*** Material ***
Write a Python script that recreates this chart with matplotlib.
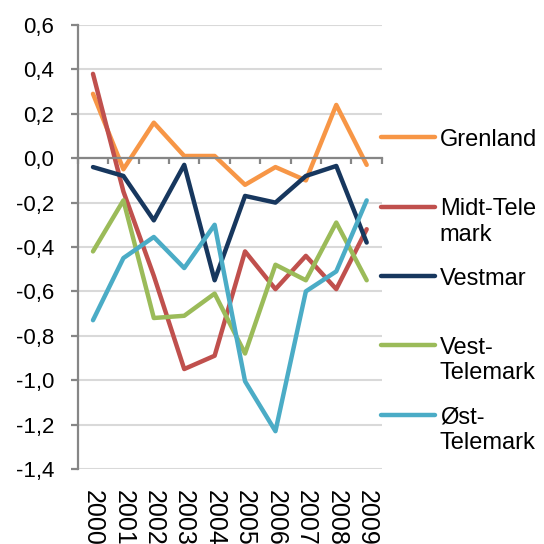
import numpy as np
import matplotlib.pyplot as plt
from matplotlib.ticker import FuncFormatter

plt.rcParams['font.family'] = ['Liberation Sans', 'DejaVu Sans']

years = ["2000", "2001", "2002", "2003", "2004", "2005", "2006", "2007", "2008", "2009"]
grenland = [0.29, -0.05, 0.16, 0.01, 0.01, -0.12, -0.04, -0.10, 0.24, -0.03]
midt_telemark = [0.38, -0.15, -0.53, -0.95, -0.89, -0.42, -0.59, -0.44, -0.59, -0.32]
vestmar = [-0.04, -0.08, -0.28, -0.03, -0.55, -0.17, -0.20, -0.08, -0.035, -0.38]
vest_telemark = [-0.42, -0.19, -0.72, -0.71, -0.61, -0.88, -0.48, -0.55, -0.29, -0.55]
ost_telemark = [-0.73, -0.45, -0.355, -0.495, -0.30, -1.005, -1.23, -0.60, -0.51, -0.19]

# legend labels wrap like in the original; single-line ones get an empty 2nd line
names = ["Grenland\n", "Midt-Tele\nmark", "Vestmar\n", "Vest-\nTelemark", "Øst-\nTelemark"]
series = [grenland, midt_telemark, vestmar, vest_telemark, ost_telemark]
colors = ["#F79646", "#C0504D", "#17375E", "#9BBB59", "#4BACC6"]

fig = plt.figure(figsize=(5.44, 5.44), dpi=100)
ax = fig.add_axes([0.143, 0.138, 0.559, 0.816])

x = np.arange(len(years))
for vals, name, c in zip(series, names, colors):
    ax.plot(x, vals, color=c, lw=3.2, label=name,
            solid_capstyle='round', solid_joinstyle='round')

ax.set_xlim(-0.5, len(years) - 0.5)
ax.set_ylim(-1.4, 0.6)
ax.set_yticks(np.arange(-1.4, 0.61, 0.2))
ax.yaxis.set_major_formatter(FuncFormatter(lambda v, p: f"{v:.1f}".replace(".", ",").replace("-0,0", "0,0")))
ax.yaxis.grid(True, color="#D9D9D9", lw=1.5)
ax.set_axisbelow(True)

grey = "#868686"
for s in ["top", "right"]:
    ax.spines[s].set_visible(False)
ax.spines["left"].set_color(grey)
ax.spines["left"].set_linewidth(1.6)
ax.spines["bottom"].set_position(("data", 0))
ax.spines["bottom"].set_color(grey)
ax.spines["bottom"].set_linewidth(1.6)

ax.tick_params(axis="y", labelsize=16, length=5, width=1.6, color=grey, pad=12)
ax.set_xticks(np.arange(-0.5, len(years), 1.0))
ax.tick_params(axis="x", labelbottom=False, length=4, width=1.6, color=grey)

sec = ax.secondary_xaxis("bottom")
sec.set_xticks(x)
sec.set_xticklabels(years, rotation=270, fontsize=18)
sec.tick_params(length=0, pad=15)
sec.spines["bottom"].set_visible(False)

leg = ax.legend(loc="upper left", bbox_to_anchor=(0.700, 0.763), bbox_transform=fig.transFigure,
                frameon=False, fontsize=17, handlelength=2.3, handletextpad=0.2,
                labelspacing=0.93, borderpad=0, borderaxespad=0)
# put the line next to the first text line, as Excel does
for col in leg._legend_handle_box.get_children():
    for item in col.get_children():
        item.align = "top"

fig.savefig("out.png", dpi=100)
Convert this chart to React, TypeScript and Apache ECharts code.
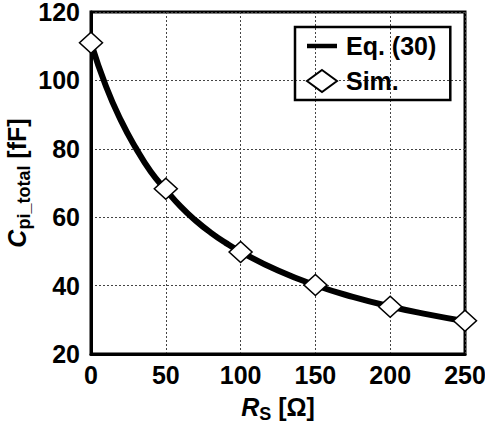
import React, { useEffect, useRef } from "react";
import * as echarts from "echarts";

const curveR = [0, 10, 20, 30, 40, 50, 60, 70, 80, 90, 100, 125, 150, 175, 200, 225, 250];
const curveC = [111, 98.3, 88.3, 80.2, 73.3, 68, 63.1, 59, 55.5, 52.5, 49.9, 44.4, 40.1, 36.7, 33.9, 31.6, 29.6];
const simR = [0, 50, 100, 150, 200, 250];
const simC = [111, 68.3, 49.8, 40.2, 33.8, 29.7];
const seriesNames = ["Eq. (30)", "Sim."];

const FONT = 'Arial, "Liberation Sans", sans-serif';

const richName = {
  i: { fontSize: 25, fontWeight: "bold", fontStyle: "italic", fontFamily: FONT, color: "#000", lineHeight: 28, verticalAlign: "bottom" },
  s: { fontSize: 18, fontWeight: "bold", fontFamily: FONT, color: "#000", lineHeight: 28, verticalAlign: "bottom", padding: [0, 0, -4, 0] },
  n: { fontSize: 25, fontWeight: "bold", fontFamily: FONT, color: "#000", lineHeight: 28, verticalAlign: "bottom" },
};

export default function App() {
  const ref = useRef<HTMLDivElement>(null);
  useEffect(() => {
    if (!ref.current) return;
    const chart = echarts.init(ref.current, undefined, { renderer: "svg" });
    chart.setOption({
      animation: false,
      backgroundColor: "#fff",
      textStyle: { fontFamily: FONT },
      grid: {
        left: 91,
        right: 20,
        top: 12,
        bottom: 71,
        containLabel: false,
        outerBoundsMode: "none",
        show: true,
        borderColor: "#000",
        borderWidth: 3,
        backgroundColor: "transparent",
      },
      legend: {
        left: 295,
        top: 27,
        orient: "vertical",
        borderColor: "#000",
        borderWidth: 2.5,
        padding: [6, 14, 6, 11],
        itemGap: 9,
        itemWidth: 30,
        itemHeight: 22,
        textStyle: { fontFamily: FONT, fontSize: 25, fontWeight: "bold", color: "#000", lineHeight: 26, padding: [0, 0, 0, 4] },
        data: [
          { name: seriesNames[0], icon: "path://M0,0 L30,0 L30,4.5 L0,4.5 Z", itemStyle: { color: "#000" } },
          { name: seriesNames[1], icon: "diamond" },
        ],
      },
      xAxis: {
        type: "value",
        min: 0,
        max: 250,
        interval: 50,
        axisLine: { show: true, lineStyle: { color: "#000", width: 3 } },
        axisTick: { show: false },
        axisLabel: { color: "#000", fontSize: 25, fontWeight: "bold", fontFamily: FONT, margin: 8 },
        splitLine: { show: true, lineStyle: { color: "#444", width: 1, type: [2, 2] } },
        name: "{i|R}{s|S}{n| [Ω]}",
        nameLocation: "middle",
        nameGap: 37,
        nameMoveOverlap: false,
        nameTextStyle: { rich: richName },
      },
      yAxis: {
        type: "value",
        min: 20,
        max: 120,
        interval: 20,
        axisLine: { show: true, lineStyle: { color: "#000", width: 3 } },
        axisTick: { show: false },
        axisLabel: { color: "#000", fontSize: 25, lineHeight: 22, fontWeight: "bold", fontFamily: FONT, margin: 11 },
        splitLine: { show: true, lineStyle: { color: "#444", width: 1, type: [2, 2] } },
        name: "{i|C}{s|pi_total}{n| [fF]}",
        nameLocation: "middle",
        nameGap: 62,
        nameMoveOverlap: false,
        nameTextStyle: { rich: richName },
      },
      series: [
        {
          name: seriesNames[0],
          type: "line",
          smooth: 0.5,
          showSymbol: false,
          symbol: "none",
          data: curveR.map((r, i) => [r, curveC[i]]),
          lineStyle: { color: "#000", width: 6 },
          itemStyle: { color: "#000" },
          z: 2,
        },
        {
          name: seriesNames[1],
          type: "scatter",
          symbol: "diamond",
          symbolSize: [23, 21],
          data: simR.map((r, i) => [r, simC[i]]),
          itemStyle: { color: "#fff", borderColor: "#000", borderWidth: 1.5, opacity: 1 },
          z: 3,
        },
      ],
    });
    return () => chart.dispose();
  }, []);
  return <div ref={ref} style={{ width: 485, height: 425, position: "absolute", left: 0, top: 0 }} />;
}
***
*** Material ***
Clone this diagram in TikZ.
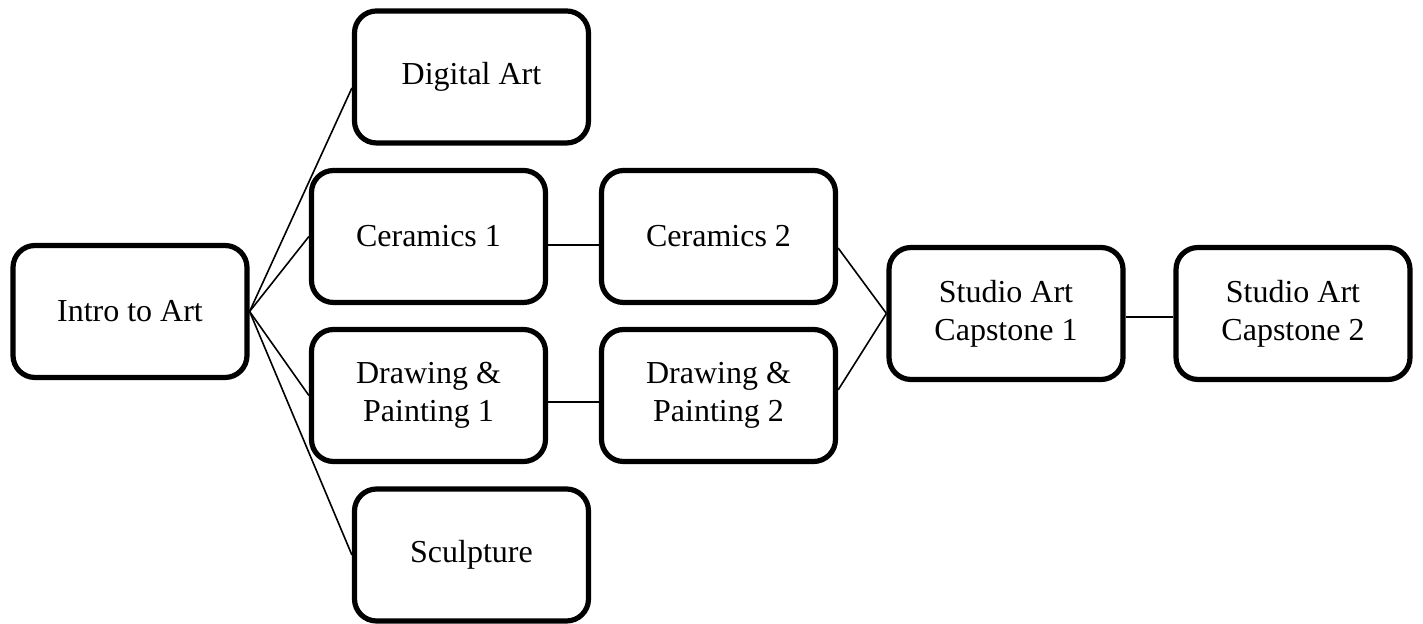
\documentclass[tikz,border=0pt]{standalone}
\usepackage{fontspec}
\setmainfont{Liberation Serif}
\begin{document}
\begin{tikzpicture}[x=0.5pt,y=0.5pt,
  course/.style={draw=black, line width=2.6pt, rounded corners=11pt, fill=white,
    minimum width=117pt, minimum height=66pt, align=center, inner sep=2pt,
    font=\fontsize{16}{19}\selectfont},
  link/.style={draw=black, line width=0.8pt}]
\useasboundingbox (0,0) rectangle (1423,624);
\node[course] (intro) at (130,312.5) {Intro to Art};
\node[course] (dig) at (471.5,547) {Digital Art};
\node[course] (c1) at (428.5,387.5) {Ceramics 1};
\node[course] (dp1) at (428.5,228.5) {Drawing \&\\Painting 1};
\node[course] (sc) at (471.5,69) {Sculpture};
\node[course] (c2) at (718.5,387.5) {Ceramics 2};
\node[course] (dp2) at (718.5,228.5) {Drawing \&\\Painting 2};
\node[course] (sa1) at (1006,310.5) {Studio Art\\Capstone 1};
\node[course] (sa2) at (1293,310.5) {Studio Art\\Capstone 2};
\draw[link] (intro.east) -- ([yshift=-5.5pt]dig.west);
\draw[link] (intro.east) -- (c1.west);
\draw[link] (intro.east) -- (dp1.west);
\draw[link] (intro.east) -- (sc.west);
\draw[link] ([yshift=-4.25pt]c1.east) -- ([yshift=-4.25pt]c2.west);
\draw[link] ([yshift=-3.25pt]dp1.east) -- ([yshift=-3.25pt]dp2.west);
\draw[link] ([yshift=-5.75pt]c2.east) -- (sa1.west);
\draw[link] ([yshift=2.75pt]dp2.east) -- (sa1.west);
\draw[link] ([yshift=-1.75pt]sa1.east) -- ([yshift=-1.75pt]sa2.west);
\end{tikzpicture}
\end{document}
***
Written instruction: Reproduce, starting at the line containing "Write a Python" and stopping after the line containing "plt.rcParams['font.family'] = ['Liberation", each of those lines exactly and no others; leave pictures out.

Solution to the problem:
Write a Python script that recreates this chart with matplotlib.
import numpy as np
import matplotlib.pyplot as plt
from matplotlib.ticker import FuncFormatter

plt.rcParams['font.family'] = ['Liberation Sans', 'DejaVu Sans']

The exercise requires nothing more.